>> START Information given
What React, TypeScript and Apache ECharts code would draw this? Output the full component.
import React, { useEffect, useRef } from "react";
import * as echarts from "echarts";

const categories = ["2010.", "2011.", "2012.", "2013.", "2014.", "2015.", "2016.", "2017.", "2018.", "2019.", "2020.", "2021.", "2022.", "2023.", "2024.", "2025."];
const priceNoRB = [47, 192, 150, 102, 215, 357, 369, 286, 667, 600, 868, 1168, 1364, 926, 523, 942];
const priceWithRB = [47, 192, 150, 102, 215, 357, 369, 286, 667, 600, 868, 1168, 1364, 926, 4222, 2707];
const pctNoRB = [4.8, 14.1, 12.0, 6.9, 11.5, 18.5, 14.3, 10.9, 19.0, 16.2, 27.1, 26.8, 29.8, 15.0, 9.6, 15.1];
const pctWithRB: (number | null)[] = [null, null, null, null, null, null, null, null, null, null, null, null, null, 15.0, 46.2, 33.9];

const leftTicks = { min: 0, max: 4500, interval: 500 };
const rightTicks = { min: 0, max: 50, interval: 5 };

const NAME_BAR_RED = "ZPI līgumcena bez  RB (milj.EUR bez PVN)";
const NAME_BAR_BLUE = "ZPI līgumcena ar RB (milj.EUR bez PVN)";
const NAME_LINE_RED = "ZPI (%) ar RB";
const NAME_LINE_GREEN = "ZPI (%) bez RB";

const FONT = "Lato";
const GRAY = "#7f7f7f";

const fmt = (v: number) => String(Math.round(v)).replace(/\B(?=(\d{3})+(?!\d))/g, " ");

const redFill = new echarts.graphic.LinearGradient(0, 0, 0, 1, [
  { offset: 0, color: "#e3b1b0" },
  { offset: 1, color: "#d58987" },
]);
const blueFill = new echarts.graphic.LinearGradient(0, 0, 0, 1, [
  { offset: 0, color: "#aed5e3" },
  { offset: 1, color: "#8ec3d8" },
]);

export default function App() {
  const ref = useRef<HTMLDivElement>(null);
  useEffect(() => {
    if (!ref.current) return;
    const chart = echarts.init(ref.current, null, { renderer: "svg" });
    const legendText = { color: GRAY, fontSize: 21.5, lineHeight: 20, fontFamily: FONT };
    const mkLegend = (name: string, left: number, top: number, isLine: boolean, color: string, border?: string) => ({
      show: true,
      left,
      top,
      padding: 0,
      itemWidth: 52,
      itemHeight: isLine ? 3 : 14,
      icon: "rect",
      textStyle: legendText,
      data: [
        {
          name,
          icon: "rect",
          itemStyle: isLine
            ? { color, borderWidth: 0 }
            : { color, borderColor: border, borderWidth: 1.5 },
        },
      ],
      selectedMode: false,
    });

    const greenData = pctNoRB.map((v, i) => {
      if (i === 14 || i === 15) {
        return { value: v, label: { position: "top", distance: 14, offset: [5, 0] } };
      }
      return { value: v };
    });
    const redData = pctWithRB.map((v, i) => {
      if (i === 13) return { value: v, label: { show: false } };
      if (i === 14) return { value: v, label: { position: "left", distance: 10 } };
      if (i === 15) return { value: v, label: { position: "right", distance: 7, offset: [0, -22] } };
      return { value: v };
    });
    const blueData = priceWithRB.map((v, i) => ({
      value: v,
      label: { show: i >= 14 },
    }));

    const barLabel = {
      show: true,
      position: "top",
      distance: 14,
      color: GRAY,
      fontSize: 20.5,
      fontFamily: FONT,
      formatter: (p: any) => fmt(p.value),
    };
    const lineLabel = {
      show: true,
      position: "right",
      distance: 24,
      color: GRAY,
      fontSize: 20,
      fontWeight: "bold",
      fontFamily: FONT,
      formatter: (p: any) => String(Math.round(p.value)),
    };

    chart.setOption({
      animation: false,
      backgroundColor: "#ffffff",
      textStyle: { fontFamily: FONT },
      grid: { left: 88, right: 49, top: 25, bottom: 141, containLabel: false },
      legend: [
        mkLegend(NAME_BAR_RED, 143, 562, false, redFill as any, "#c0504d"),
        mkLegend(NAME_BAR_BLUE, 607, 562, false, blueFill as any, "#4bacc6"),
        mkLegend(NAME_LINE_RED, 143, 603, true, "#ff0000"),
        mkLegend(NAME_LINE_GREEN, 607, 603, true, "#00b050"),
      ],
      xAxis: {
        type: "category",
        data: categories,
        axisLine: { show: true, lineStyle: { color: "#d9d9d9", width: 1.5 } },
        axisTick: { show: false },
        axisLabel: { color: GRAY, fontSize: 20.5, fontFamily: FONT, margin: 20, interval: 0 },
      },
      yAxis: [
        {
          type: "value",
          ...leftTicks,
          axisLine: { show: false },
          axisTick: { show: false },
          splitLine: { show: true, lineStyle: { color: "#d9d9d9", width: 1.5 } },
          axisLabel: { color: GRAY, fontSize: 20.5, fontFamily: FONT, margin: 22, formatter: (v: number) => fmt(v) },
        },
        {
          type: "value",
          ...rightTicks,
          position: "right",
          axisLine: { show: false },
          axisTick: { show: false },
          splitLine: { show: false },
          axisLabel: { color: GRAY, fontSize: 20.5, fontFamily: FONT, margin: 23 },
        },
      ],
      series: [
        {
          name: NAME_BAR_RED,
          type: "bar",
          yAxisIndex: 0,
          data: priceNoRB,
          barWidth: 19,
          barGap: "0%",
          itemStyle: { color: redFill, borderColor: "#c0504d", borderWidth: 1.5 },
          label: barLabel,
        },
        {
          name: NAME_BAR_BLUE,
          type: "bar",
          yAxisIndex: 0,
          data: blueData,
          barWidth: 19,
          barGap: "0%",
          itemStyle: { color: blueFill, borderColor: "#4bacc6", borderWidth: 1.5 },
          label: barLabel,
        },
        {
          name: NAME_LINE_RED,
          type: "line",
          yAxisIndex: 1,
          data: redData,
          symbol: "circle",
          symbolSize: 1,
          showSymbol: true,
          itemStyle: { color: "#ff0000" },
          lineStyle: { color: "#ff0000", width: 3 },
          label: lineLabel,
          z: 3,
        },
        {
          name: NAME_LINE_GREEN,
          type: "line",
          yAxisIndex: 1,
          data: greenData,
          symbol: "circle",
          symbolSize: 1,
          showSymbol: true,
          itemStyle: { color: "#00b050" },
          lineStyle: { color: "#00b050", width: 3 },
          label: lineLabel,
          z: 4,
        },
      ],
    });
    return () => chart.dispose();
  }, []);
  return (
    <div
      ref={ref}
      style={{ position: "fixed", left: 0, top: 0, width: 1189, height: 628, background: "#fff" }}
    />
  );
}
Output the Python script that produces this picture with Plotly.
>> END Information given
* _Challenge_: Repeat the data precisely, reproducing every entry.

* _Response for this exercise_:
What React, TypeScript and Apache ECharts code would draw this? Output the full component.
import React, { useEffect, useRef } from "react";
import * as echarts from "echarts";

const categories = ["2010.", "2011.", "2012.", "2013.", "2014.", "2015.", "2016.", "2017.", "2018.", "2019.", "2020.", "2021.", "2022.", "2023.", "2024.", "2025."];
const priceNoRB = [47, 192, 150, 102, 215, 357, 369, 286, 667, 600, 868, 1168, 1364, 926, 523, 942];
const priceWithRB = [47, 192, 150, 102, 215, 357, 369, 286, 667, 600, 868, 1168, 1364, 926, 4222, 2707];
const pctNoRB = [4.8, 14.1, 12.0, 6.9, 11.5, 18.5, 14.3, 10.9, 19.0, 16.2, 27.1, 26.8, 29.8, 15.0, 9.6, 15.1];
const pctWithRB: (number | null)[] = [null, null, null, null, null, null, null, null, null, null, null, null, null, 15.0, 46.2, 33.9];

const leftTicks = { min: 0, max: 4500, interval: 500 };
const rightTicks = { min: 0, max: 50, interval: 5 };

const NAME_BAR_RED = "ZPI līgumcena bez  RB (milj.EUR bez PVN)";
const NAME_BAR_BLUE = "ZPI līgumcena ar RB (milj.EUR bez PVN)";
const NAME_LINE_RED = "ZPI (%) ar RB";
const NAME_LINE_GREEN = "ZPI (%) bez RB";

const FONT = "Lato";
const GRAY = "#7f7f7f";

const fmt = (v: number) => String(Math.round(v)).replace(/\B(?=(\d{3})+(?!\d))/g, " ");

const redFill = new echarts.graphic.LinearGradient(0, 0, 0, 1, [
  { offset: 0, color: "#e3b1b0" },
  { offset: 1, color: "#d58987" },
]);
const blueFill = new echarts.graphic.LinearGradient(0, 0, 0, 1, [
  { offset: 0, color: "#aed5e3" },
  { offset: 1, color: "#8ec3d8" },
]);

export default function App() {
  const ref = useRef<HTMLDivElement>(null);
  useEffect(() => {
    if (!ref.current) return;
    const chart = echarts.init(ref.current, null, { renderer: "svg" });
    const legendText = { color: GRAY, fontSize: 21.5, lineHeight: 20, fontFamily: FONT };
    const mkLegend = (name: string, left: number, top: number, isLine: boolean, color: string, border?: string) => ({
      show: true,
      left,
      top,
      padding: 0,
      itemWidth: 52,
      itemHeight: isLine ? 3 : 14,
      icon: "rect",
      textStyle: legendText,
      data: [
        {
          name,
          icon: "rect",
          itemStyle: isLine
            ? { color, borderWidth: 0 }
            : { color, borderColor: border, borderWidth: 1.5 },
        },
      ],
      selectedMode: false,
    });

    const greenData = pctNoRB.map((v, i) => {
      if (i === 14 || i === 15) {
        return { value: v, label: { position: "top", distance: 14, offset: [5, 0] } };
      }
      return { value: v };
    });
    const redData = pctWithRB.map((v, i) => {
      if (i === 13) return { value: v, label: { show: false } };
      if (i === 14) return { value: v, label: { position: "left", distance: 10 } };
      if (i === 15) return { value: v, label: { position: "right", distance: 7, offset: [0, -22] } };
      return { value: v };
    });
    const blueData = priceWithRB.map((v, i) => ({
      value: v,
      label: { show: i >= 14 },
    }));

    const barLabel = {
      show: true,
      position: "top",
      distance: 14,
      color: GRAY,
      fontSize: 20.5,
      fontFamily: FONT,
      formatter: (p: any) => fmt(p.value),
    };
    const lineLabel = {
      show: true,
      position: "right",
      distance: 24,
      color: GRAY,
      fontSize: 20,
      fontWeight: "bold",
      fontFamily: FONT,
      formatter: (p: any) => String(Math.round(p.value)),
    };

    chart.setOption({
      animation: false,
      backgroundColor: "#ffffff",
      textStyle: { fontFamily: FONT },
      grid: { left: 88, right: 49, top: 25, bottom: 141, containLabel: false },
      legend: [
        mkLegend(NAME_BAR_RED, 143, 562, false, redFill as any, "#c0504d"),
        mkLegend(NAME_BAR_BLUE, 607, 562, false, blueFill as any, "#4bacc6"),
        mkLegend(NAME_LINE_RED, 143, 603, true, "#ff0000"),
        mkLegend(NAME_LINE_GREEN, 607, 603, true, "#00b050"),
      ],
      xAxis: {
        type: "category",
        data: categories,
        axisLine: { show: true, lineStyle: { color: "#d9d9d9", width: 1.5 } },
        axisTick: { show: false },
        axisLabel: { color: GRAY, fontSize: 20.5, fontFamily: FONT, margin: 20, interval: 0 },
      },
      yAxis: [
        {
          type: "value",
          ...leftTicks,
          axisLine: { show: false },
          axisTick: { show: false },
          splitLine: { show: true, lineStyle: { color: "#d9d9d9", width: 1.5 } },
          axisLabel: { color: GRAY, fontSize: 20.5, fontFamily: FONT, margin: 22, formatter: (v: number) => fmt(v) },
        },
        {
          type: "value",
          ...rightTicks,
          position: "right",
          axisLine: { show: false },
          axisTick: { show: false },
          splitLine: { show: false },
          axisLabel: { color: GRAY, fontSize: 20.5, fontFamily: FONT, margin: 23 },
        },
      ],
      series: [
        {
          name: NAME_BAR_RED,
          type: "bar",
          yAxisIndex: 0,
          data: priceNoRB,
          barWidth: 19,
          barGap: "0%",
          itemStyle: { color: redFill, borderColor: "#c0504d", borderWidth: 1.5 },
          label: barLabel,
        },
        {
          name: NAME_BAR_BLUE,
          type: "bar",
          yAxisIndex: 0,
          data: blueData,
          barWidth: 19,
          barGap: "0%",
          itemStyle: { color: blueFill, borderColor: "#4bacc6", borderWidth: 1.5 },
          label: barLabel,
        },
        {
          name: NAME_LINE_RED,
          type: "line",
          yAxisIndex: 1,
          data: redData,
          symbol: "circle",
          symbolSize: 1,
          showSymbol: true,
          itemStyle: { color: "#ff0000" },
          lineStyle: { color: "#ff0000", width: 3 },
          label: lineLabel,
          z: 3,
        },
        {
          name: NAME_LINE_GREEN,
          type: "line",
          yAxisIndex: 1,
          data: greenData,
          symbol: "circle",
          symbolSize: 1,
          showSymbol: true,
          itemStyle: { color: "#00b050" },
          lineStyle: { color: "#00b050", width: 3 },
          label: lineLabel,
          z: 4,
        },
      ],
    });
    return () => chart.dispose();
  }, []);
  return (
    <div
      ref={ref}
      style={{ position: "fixed", left: 0, top: 0, width: 1189, height: 628, background: "#fff" }}
    />
  );
}
Output the Python script that produces this picture with Plotly.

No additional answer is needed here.